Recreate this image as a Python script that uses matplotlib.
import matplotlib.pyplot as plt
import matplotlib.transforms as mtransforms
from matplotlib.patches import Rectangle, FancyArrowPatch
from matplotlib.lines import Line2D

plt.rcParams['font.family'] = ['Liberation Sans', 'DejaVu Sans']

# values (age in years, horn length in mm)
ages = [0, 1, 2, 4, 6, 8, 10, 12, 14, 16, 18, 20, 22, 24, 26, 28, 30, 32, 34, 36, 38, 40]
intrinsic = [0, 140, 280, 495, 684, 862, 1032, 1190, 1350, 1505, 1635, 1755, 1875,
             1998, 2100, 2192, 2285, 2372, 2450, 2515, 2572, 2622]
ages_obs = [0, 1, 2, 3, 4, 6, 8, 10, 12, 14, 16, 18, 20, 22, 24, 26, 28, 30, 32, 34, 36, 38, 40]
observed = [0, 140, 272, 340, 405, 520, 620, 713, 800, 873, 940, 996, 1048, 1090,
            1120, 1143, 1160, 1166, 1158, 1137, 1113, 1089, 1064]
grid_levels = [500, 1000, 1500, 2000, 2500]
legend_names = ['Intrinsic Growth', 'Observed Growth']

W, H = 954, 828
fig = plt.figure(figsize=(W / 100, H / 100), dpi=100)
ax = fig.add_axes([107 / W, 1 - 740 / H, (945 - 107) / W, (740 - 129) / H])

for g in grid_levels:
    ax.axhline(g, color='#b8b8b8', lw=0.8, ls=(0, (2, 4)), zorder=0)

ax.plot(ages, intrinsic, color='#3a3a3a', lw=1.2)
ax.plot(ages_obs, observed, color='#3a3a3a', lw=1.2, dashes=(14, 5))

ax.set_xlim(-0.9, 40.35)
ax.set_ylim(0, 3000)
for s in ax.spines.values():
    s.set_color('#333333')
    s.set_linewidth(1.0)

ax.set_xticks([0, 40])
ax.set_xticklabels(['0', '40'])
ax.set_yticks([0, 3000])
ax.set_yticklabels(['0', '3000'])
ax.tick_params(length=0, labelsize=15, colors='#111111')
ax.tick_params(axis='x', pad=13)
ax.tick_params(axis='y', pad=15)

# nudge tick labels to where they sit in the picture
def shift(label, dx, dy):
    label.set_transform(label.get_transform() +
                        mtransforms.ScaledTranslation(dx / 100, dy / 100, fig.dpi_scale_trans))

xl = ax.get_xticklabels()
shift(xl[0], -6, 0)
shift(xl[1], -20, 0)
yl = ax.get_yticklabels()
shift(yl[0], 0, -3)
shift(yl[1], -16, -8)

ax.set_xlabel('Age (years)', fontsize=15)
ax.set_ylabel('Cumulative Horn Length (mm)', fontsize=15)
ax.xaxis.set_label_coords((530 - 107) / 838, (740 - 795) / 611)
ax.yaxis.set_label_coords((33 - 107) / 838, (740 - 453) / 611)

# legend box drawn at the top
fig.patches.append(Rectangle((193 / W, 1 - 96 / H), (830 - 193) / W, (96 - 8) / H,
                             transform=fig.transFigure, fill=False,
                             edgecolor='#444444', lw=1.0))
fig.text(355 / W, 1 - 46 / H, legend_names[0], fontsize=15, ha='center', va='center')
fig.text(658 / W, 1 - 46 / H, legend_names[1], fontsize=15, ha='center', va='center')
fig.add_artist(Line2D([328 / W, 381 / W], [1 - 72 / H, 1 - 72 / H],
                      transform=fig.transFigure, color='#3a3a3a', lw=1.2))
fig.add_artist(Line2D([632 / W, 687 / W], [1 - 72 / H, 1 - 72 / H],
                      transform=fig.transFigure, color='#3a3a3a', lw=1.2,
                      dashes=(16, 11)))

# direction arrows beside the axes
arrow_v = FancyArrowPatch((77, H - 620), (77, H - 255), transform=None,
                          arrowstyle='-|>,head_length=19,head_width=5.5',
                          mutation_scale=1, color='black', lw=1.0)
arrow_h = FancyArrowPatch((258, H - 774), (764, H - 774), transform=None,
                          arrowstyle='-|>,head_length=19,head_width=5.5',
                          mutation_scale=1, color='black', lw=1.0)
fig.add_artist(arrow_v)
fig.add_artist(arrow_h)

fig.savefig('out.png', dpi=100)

Exercise: Write out, unaltered, the lines from the opening of the listing through the line that includes "ax.axhline(g, color='#b8b8b8', lw=0.8, ls=(0, (2, 4)), zorder=0)".

Solution:
Recreate this image as a Python script that uses matplotlib.
import matplotlib.pyplot as plt
import matplotlib.transforms as mtransforms
from matplotlib.patches import Rectangle, FancyArrowPatch
from matplotlib.lines import Line2D

plt.rcParams['font.family'] = ['Liberation Sans', 'DejaVu Sans']

# values (age in years, horn length in mm)
ages = [0, 1, 2, 4, 6, 8, 10, 12, 14, 16, 18, 20, 22, 24, 26, 28, 30, 32, 34, 36, 38, 40]
intrinsic = [0, 140, 280, 495, 684, 862, 1032, 1190, 1350, 1505, 1635, 1755, 1875,
             1998, 2100, 2192, 2285, 2372, 2450, 2515, 2572, 2622]
ages_obs = [0, 1, 2, 3, 4, 6, 8, 10, 12, 14, 16, 18, 20, 22, 24, 26, 28, 30, 32, 34, 36, 38, 40]
observed = [0, 140, 272, 340, 405, 520, 620, 713, 800, 873, 940, 996, 1048, 1090,
            1120, 1143, 1160, 1166, 1158, 1137, 1113, 1089, 1064]
grid_levels = [500, 1000, 1500, 2000, 2500]
legend_names = ['Intrinsic Growth', 'Observed Growth']

W, H = 954, 828
fig = plt.figure(figsize=(W / 100, H / 100), dpi=100)
ax = fig.add_axes([107 / W, 1 - 740 / H, (945 - 107) / W, (740 - 129) / H])

for g in grid_levels:
    ax.axhline(g, color='#b8b8b8', lw=0.8, ls=(0, (2, 4)), zorder=0)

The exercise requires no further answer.